STATED GOAL: Print the listing from its top line through the line containing "78, 105, 121];", nothing more, and leave out the pictures.

======== SUPPLIED INFORMATION

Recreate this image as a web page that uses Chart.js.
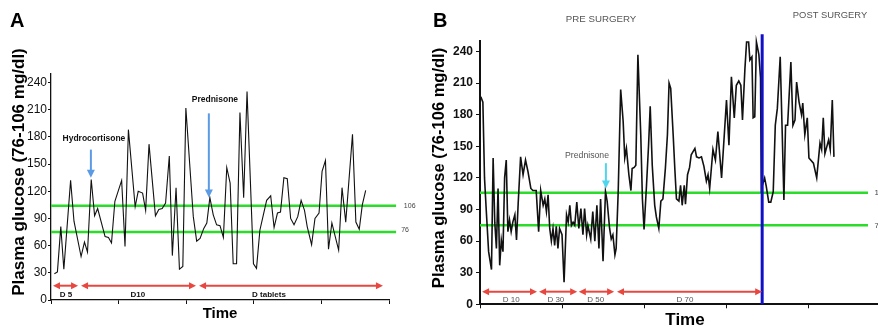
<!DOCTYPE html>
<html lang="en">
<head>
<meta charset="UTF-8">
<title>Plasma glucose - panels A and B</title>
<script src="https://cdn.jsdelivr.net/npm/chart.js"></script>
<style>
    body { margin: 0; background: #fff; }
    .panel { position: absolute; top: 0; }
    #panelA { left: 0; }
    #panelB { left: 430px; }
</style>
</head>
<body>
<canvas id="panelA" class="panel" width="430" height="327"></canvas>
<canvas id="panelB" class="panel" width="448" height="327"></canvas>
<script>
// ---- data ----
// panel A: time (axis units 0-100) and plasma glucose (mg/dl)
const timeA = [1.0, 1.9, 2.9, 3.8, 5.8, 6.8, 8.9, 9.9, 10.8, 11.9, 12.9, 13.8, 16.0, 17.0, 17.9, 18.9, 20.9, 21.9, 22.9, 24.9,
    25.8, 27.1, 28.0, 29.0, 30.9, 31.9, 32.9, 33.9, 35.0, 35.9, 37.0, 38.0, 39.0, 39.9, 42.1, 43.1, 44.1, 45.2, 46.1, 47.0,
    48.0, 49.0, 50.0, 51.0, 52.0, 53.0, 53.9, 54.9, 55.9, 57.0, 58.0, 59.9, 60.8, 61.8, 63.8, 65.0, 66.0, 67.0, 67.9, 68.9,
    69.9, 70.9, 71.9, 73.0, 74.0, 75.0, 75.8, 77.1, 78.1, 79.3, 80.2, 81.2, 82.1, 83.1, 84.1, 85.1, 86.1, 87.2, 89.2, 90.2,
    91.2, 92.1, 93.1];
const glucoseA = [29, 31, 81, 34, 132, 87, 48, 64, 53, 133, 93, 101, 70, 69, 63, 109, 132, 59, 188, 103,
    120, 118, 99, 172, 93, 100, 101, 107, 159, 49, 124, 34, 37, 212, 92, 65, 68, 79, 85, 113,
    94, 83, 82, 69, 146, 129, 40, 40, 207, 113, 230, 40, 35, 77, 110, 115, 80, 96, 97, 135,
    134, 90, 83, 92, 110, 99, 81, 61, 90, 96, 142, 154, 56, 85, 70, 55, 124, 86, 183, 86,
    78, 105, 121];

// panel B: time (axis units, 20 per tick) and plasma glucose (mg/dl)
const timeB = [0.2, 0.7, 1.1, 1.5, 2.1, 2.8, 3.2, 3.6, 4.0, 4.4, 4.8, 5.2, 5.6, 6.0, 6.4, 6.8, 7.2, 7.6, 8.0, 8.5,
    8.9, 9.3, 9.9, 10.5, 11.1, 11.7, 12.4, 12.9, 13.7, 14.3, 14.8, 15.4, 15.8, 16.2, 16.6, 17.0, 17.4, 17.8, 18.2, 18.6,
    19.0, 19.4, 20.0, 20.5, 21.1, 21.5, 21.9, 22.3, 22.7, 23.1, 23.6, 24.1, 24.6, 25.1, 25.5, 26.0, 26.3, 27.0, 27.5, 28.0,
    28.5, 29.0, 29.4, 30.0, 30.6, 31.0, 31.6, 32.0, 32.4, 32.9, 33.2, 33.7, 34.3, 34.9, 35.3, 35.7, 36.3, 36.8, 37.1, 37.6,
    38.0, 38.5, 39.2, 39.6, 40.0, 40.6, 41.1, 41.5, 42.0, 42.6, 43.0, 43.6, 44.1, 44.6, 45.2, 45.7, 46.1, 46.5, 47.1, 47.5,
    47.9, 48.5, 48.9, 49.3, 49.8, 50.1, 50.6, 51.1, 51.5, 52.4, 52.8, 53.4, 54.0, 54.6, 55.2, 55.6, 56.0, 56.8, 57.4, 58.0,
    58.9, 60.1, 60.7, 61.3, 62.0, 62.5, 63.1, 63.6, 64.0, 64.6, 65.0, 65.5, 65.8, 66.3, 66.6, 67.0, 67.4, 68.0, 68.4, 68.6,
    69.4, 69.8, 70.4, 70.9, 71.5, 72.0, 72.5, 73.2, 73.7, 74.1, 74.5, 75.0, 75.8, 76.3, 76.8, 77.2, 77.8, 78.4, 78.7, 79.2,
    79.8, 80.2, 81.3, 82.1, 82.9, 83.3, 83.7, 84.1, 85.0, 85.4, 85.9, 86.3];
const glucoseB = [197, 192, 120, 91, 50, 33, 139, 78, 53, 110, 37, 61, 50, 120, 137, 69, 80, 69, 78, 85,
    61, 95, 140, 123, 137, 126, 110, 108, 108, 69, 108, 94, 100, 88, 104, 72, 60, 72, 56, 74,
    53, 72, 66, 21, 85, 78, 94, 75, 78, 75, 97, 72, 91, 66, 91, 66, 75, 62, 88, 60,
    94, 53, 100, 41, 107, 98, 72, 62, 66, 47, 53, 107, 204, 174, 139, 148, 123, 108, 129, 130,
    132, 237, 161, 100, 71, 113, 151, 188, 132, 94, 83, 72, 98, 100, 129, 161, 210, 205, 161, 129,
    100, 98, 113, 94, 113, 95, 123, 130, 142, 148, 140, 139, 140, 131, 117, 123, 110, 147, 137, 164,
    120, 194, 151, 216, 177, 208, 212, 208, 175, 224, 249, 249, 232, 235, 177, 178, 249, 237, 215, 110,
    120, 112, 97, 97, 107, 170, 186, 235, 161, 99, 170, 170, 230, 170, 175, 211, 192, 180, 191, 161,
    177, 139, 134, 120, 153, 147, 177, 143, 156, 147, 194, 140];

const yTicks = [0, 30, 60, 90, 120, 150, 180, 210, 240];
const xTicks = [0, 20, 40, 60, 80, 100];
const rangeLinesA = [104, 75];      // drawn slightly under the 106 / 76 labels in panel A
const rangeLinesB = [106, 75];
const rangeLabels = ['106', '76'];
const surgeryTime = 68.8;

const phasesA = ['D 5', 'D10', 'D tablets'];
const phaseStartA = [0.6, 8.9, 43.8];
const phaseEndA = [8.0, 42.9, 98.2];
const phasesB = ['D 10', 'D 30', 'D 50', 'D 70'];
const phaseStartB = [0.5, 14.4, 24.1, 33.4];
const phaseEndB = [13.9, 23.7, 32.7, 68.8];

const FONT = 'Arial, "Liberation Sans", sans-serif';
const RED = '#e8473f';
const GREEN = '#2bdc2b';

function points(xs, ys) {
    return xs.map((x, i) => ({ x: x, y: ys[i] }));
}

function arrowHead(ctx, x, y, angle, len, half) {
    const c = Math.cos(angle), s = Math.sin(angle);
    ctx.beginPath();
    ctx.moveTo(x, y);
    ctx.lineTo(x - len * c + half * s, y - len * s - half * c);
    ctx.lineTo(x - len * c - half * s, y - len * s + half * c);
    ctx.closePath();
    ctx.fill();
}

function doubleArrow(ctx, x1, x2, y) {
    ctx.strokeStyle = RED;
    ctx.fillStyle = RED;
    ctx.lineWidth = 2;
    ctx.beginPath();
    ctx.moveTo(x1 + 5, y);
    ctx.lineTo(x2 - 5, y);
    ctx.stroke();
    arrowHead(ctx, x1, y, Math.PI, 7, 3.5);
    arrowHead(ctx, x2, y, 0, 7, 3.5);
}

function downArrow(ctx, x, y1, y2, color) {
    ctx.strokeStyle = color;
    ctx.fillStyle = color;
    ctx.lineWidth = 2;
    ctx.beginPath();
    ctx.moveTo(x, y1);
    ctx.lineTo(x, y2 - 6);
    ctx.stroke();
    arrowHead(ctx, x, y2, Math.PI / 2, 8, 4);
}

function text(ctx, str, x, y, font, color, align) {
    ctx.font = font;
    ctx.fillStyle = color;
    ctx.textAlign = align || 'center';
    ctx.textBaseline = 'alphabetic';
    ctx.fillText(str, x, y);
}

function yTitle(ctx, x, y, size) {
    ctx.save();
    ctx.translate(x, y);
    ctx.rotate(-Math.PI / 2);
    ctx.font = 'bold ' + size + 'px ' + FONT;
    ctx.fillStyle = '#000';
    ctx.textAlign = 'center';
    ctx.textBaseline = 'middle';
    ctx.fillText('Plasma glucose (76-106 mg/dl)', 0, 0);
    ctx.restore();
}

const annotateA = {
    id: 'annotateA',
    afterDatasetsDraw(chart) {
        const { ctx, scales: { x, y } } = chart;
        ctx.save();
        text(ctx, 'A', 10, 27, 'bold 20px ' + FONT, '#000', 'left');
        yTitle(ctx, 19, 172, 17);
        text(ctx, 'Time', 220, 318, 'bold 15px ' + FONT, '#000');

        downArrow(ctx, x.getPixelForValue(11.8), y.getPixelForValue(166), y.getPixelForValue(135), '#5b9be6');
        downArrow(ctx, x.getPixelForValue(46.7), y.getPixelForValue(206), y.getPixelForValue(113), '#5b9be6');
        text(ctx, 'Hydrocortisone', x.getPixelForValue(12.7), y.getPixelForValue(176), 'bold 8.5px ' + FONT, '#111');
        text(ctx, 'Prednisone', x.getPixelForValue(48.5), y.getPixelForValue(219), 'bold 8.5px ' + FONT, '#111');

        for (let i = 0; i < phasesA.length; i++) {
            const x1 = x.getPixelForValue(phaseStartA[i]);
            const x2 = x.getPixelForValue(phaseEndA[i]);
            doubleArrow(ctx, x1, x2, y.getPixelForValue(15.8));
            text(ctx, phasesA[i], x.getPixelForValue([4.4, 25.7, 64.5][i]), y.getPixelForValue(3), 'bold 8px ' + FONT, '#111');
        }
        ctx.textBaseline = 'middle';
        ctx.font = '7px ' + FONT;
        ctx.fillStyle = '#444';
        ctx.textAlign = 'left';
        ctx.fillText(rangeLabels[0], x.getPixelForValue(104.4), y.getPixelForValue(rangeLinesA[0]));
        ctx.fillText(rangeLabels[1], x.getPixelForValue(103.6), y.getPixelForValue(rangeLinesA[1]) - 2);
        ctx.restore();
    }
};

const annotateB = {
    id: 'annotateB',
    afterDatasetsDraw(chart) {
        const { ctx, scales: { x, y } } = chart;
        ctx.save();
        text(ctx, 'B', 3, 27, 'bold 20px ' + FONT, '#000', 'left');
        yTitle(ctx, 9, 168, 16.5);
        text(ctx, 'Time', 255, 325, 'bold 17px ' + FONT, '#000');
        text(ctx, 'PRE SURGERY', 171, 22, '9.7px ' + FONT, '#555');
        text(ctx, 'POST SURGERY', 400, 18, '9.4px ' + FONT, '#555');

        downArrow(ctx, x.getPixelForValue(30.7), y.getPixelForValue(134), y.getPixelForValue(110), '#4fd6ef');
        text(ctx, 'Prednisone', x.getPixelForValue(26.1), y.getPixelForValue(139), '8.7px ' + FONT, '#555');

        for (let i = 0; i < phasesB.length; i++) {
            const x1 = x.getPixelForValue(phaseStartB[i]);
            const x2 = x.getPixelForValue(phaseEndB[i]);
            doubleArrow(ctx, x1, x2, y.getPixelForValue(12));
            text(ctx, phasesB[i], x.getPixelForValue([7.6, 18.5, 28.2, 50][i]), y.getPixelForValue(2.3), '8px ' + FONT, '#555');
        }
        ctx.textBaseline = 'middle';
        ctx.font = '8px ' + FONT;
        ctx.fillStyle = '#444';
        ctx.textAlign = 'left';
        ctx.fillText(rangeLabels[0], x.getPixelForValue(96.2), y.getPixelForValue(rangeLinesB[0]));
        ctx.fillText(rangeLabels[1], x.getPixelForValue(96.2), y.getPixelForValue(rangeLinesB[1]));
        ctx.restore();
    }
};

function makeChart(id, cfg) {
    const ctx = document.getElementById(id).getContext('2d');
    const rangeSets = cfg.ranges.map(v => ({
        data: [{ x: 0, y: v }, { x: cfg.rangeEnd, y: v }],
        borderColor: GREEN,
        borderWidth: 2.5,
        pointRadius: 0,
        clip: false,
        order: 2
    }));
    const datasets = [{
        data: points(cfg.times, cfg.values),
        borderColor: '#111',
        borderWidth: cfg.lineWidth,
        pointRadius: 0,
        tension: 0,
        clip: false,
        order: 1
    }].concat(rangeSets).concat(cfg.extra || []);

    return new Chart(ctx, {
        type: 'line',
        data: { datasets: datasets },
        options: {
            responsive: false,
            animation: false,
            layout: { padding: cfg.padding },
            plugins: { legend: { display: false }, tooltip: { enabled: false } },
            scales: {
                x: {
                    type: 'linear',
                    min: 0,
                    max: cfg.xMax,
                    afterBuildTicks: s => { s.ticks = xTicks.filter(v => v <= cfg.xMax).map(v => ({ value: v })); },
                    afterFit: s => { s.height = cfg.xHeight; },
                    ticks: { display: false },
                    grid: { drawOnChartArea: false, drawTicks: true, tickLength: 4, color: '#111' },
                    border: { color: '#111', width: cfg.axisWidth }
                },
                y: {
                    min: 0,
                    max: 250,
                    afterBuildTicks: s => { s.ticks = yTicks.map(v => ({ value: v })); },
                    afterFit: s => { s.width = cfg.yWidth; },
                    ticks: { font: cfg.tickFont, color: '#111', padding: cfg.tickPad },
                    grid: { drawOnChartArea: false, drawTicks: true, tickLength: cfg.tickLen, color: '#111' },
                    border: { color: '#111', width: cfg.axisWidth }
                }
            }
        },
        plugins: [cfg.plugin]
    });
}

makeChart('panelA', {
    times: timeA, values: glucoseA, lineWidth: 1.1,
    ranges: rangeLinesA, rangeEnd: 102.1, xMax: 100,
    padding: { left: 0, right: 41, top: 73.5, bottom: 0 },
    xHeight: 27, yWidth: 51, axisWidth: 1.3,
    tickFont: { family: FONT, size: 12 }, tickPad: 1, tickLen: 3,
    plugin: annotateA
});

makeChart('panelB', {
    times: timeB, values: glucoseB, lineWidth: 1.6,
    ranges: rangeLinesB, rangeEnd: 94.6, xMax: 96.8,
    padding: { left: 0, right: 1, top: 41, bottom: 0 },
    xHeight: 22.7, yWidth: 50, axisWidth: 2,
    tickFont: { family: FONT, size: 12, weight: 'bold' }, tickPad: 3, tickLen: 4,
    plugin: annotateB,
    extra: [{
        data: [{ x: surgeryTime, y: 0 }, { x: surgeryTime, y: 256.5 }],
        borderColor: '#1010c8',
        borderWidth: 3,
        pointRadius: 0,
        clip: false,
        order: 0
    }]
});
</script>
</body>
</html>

================

ANSWER:
Recreate this image as a web page that uses Chart.js.
<!DOCTYPE html>
<html lang="en">
<head>
<meta charset="UTF-8">
<title>Plasma glucose - panels A and B</title>
<script src="https://cdn.jsdelivr.net/npm/chart.js"></script>
<style>
    body { margin: 0; background: #fff; }
    .panel { position: absolute; top: 0; }
    #panelA { left: 0; }
    #panelB { left: 430px; }
</style>
</head>
<body>
<canvas id="panelA" class="panel" width="430" height="327"></canvas>
<canvas id="panelB" class="panel" width="448" height="327"></canvas>
<script>
// ---- data ----
// panel A: time (axis units 0-100) and plasma glucose (mg/dl)
const timeA = [1.0, 1.9, 2.9, 3.8, 5.8, 6.8, 8.9, 9.9, 10.8, 11.9, 12.9, 13.8, 16.0, 17.0, 17.9, 18.9, 20.9, 21.9, 22.9, 24.9,
    25.8, 27.1, 28.0, 29.0, 30.9, 31.9, 32.9, 33.9, 35.0, 35.9, 37.0, 38.0, 39.0, 39.9, 42.1, 43.1, 44.1, 45.2, 46.1, 47.0,
    48.0, 49.0, 50.0, 51.0, 52.0, 53.0, 53.9, 54.9, 55.9, 57.0, 58.0, 59.9, 60.8, 61.8, 63.8, 65.0, 66.0, 67.0, 67.9, 68.9,
    69.9, 70.9, 71.9, 73.0, 74.0, 75.0, 75.8, 77.1, 78.1, 79.3, 80.2, 81.2, 82.1, 83.1, 84.1, 85.1, 86.1, 87.2, 89.2, 90.2,
    91.2, 92.1, 93.1];
const glucoseA = [29, 31, 81, 34, 132, 87, 48, 64, 53, 133, 93, 101, 70, 69, 63, 109, 132, 59, 188, 103,
    120, 118, 99, 172, 93, 100, 101, 107, 159, 49, 124, 34, 37, 212, 92, 65, 68, 79, 85, 113,
    94, 83, 82, 69, 146, 129, 40, 40, 207, 113, 230, 40, 35, 77, 110, 115, 80, 96, 97, 135,
    134, 90, 83, 92, 110, 99, 81, 61, 90, 96, 142, 154, 56, 85, 70, 55, 124, 86, 183, 86,
    78, 105, 121];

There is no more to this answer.